▶ [TASK DESCRIPTION] Drop every picture, then transcribe the remaining data exactly.

▶ [DATA EXCERPT]
»»

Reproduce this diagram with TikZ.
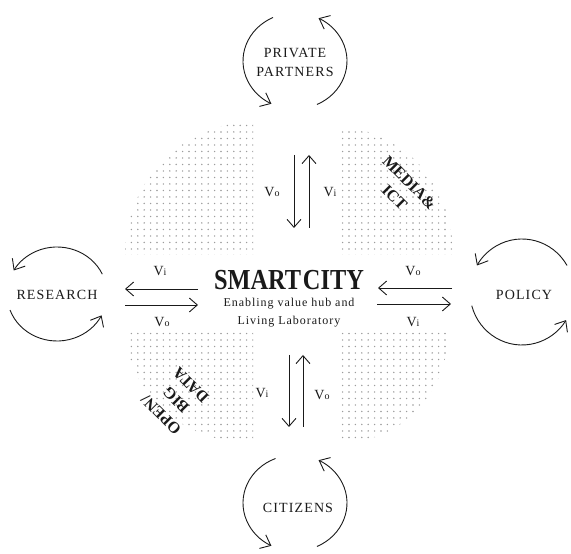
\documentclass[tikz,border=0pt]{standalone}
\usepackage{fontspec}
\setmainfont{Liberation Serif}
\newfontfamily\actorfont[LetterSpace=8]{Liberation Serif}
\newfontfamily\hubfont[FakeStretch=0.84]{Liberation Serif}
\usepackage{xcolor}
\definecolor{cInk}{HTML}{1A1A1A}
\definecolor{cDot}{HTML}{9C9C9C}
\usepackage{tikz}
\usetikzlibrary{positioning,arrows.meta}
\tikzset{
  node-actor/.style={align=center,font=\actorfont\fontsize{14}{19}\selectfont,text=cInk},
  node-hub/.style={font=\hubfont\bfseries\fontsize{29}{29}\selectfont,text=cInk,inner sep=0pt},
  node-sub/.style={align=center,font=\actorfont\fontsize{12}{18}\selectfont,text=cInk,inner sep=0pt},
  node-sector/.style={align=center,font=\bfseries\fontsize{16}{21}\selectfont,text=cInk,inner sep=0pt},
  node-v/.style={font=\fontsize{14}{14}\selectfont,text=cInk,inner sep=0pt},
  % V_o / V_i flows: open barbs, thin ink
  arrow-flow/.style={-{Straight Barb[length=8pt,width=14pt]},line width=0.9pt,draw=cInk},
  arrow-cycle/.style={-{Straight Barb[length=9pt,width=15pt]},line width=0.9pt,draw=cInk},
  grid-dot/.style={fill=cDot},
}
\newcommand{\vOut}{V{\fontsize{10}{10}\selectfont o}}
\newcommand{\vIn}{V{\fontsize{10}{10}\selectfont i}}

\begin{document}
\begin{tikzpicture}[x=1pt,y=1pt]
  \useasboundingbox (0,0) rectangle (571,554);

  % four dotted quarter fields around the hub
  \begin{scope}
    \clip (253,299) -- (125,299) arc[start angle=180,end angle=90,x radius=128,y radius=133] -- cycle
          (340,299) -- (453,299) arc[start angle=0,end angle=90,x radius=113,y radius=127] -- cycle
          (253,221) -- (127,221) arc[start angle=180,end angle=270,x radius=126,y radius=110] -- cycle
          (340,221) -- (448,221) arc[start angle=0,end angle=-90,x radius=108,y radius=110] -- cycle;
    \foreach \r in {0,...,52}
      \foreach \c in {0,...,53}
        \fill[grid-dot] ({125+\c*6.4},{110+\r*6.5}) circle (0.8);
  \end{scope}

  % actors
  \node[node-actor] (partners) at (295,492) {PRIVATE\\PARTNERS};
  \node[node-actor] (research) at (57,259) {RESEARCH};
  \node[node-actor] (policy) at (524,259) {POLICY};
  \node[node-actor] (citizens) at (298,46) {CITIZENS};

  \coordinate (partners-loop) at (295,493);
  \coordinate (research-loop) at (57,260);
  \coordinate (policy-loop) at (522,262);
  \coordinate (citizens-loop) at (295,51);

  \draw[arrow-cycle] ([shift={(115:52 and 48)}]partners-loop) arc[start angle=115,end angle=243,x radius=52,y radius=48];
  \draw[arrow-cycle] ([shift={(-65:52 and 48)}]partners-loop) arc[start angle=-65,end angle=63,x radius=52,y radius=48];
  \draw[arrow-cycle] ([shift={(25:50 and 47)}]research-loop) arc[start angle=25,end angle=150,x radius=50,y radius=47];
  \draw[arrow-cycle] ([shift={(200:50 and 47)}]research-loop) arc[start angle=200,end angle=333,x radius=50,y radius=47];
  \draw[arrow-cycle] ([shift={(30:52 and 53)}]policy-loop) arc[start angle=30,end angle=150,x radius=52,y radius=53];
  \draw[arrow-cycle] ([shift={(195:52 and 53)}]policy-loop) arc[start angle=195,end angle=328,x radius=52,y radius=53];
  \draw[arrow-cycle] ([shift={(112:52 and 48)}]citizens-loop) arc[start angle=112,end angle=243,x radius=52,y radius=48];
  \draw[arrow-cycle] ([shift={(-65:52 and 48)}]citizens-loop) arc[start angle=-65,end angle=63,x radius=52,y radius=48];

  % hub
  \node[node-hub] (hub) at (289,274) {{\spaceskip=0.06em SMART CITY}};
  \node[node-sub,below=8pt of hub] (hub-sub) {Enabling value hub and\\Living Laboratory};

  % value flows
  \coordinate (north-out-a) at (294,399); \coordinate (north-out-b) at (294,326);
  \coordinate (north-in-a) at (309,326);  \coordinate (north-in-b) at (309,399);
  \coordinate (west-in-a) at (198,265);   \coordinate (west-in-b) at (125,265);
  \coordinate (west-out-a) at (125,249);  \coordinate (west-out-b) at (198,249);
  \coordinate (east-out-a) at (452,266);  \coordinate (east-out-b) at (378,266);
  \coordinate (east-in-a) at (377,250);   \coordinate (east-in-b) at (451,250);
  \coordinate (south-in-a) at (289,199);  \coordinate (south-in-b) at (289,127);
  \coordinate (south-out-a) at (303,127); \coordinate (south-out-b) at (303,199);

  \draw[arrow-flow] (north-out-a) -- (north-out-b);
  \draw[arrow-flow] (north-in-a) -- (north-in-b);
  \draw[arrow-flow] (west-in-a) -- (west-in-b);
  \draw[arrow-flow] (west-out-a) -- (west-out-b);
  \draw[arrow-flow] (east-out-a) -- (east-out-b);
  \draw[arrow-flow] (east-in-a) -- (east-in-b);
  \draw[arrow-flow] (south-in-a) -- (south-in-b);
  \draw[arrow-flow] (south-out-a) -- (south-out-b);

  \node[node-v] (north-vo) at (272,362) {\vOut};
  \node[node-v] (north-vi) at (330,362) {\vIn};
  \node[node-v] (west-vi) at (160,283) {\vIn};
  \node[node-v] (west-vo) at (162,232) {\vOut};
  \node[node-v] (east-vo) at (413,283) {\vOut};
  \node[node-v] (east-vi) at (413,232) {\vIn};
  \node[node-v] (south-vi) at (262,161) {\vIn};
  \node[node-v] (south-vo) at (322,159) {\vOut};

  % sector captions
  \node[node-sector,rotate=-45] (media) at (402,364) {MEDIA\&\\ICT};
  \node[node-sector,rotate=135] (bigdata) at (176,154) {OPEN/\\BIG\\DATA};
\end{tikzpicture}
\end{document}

««

▶ [RESULT]
Reproduce this diagram with TikZ.
\documentclass[tikz,border=0pt]{standalone}
\usepackage{fontspec}
\setmainfont{Liberation Serif}
\newfontfamily\actorfont[LetterSpace=8]{Liberation Serif}
\newfontfamily\hubfont[FakeStretch=0.84]{Liberation Serif}
\usepackage{xcolor}
\definecolor{cInk}{HTML}{1A1A1A}
\definecolor{cDot}{HTML}{9C9C9C}
\usepackage{tikz}
\usetikzlibrary{positioning,arrows.meta}
\tikzset{
  node-actor/.style={align=center,font=\actorfont\fontsize{14}{19}\selectfont,text=cInk},
  node-hub/.style={font=\hubfont\bfseries\fontsize{29}{29}\selectfont,text=cInk,inner sep=0pt},
  node-sub/.style={align=center,font=\actorfont\fontsize{12}{18}\selectfont,text=cInk,inner sep=0pt},
  node-sector/.style={align=center,font=\bfseries\fontsize{16}{21}\selectfont,text=cInk,inner sep=0pt},
  node-v/.style={font=\fontsize{14}{14}\selectfont,text=cInk,inner sep=0pt},
  % V_o / V_i flows: open barbs, thin ink
  arrow-flow/.style={-{Straight Barb[length=8pt,width=14pt]},line width=0.9pt,draw=cInk},
  arrow-cycle/.style={-{Straight Barb[length=9pt,width=15pt]},line width=0.9pt,draw=cInk},
  grid-dot/.style={fill=cDot},
}
\newcommand{\vOut}{V{\fontsize{10}{10}\selectfont o}}
\newcommand{\vIn}{V{\fontsize{10}{10}\selectfont i}}

\begin{document}
\begin{tikzpicture}[x=1pt,y=1pt]
  \useasboundingbox (0,0) rectangle (571,554);

  % four dotted quarter fields around the hub
  \begin{scope}
    \clip (253,299) -- (125,299) arc[start angle=180,end angle=90,x radius=128,y radius=133] -- cycle
          (340,299) -- (453,299) arc[start angle=0,end angle=90,x radius=113,y radius=127] -- cycle
          (253,221) -- (127,221) arc[start angle=180,end angle=270,x radius=126,y radius=110] -- cycle
          (340,221) -- (448,221) arc[start angle=0,end angle=-90,x radius=108,y radius=110] -- cycle;
    \foreach \r in {0,...,52}
      \foreach \c in {0,...,53}
        \fill[grid-dot] ({125+\c*6.4},{110+\r*6.5}) circle (0.8);
  \end{scope}

  % actors
  \node[node-actor] (partners) at (295,492) {PRIVATE\\PARTNERS};
  \node[node-actor] (research) at (57,259) {RESEARCH};
  \node[node-actor] (policy) at (524,259) {POLICY};
  \node[node-actor] (citizens) at (298,46) {CITIZENS};

  \coordinate (partners-loop) at (295,493);
  \coordinate (research-loop) at (57,260);
  \coordinate (policy-loop) at (522,262);
  \coordinate (citizens-loop) at (295,51);

  \draw[arrow-cycle] ([shift={(115:52 and 48)}]partners-loop) arc[start angle=115,end angle=243,x radius=52,y radius=48];
  \draw[arrow-cycle] ([shift={(-65:52 and 48)}]partners-loop) arc[start angle=-65,end angle=63,x radius=52,y radius=48];
  \draw[arrow-cycle] ([shift={(25:50 and 47)}]research-loop) arc[start angle=25,end angle=150,x radius=50,y radius=47];
  \draw[arrow-cycle] ([shift={(200:50 and 47)}]research-loop) arc[start angle=200,end angle=333,x radius=50,y radius=47];
  \draw[arrow-cycle] ([shift={(30:52 and 53)}]policy-loop) arc[start angle=30,end angle=150,x radius=52,y radius=53];
  \draw[arrow-cycle] ([shift={(195:52 and 53)}]policy-loop) arc[start angle=195,end angle=328,x radius=52,y radius=53];
  \draw[arrow-cycle] ([shift={(112:52 and 48)}]citizens-loop) arc[start angle=112,end angle=243,x radius=52,y radius=48];
  \draw[arrow-cycle] ([shift={(-65:52 and 48)}]citizens-loop) arc[start angle=-65,end angle=63,x radius=52,y radius=48];

  % hub
  \node[node-hub] (hub) at (289,274) {{\spaceskip=0.06em SMART CITY}};
  \node[node-sub,below=8pt of hub] (hub-sub) {Enabling value hub and\\Living Laboratory};

  % value flows
  \coordinate (north-out-a) at (294,399); \coordinate (north-out-b) at (294,326);
  \coordinate (north-in-a) at (309,326);  \coordinate (north-in-b) at (309,399);
  \coordinate (west-in-a) at (198,265);   \coordinate (west-in-b) at (125,265);
  \coordinate (west-out-a) at (125,249);  \coordinate (west-out-b) at (198,249);
  \coordinate (east-out-a) at (452,266);  \coordinate (east-out-b) at (378,266);
  \coordinate (east-in-a) at (377,250);   \coordinate (east-in-b) at (451,250);
  \coordinate (south-in-a) at (289,199);  \coordinate (south-in-b) at (289,127);
  \coordinate (south-out-a) at (303,127); \coordinate (south-out-b) at (303,199);

  \draw[arrow-flow] (north-out-a) -- (north-out-b);
  \draw[arrow-flow] (north-in-a) -- (north-in-b);
  \draw[arrow-flow] (west-in-a) -- (west-in-b);
  \draw[arrow-flow] (west-out-a) -- (west-out-b);
  \draw[arrow-flow] (east-out-a) -- (east-out-b);
  \draw[arrow-flow] (east-in-a) -- (east-in-b);
  \draw[arrow-flow] (south-in-a) -- (south-in-b);
  \draw[arrow-flow] (south-out-a) -- (south-out-b);

  \node[node-v] (north-vo) at (272,362) {\vOut};
  \node[node-v] (north-vi) at (330,362) {\vIn};
  \node[node-v] (west-vi) at (160,283) {\vIn};
  \node[node-v] (west-vo) at (162,232) {\vOut};
  \node[node-v] (east-vo) at (413,283) {\vOut};
  \node[node-v] (east-vi) at (413,232) {\vIn};
  \node[node-v] (south-vi) at (262,161) {\vIn};
  \node[node-v] (south-vo) at (322,159) {\vOut};

  % sector captions
  \node[node-sector,rotate=-45] (media) at (402,364) {MEDIA\&\\ICT};
  \node[node-sector,rotate=135] (bigdata) at (176,154) {OPEN/\\BIG\\DATA};
\end{tikzpicture}
\end{document}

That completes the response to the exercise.